# Dr. Who fans?



## Sickie Ickie (Jun 20, 2006)

Any Dr. Who fans here?

Did you like the cliff hanger tonight?


----------



## slightlymad (May 25, 2006)

Sickie Which cliff hanger? Ie season/ Doctor I mean it has been 25+ years.


----------



## Sickie Ickie (Jun 20, 2006)

Hey Slightlymad, we meet again. 

The new episode that pbs showed last night.

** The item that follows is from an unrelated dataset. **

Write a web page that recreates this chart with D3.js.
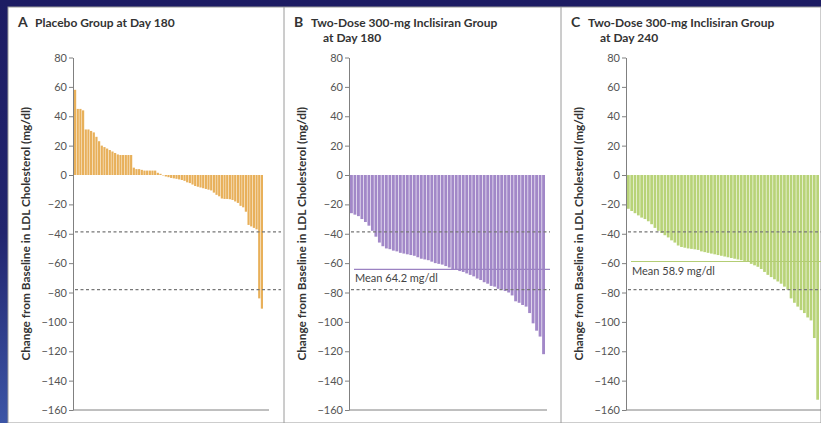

It was the return to Rose's town to find that Rose had been gone for a year and the aliens sent a pig in a space suit in a UFO as a red herring for their real plans.


----------



## Hauntiholik (May 17, 2006)

What was the title of the episode?


----------



## slightlymad (May 25, 2006)

Ah that was a good one.


----------



## Sickie Ickie (Jun 20, 2006)

Hauntiholic, "Aliens of London"


----------



## DeathTouch (Sep 6, 2005)

If you could tell me which Dr. it was, I could tell you if I was a fan.


----------



## Hauntiholik (May 17, 2006)

I saw that episode awhile ago (season 1). What channel were you watching it on Sickie?


----------



## Sickie Ickie (Jun 20, 2006)

PBS channel 11 here around chicago


----------



## slightlymad (May 25, 2006)

We see first run on the sci fi channel and reruns on bbc1 but have yet to see it on the local pbs channel.


----------



## Sickie Ickie (Jun 20, 2006)

Yeah. I went through HUGE withdrawl for about 3-4 years waiting to see it again!


----------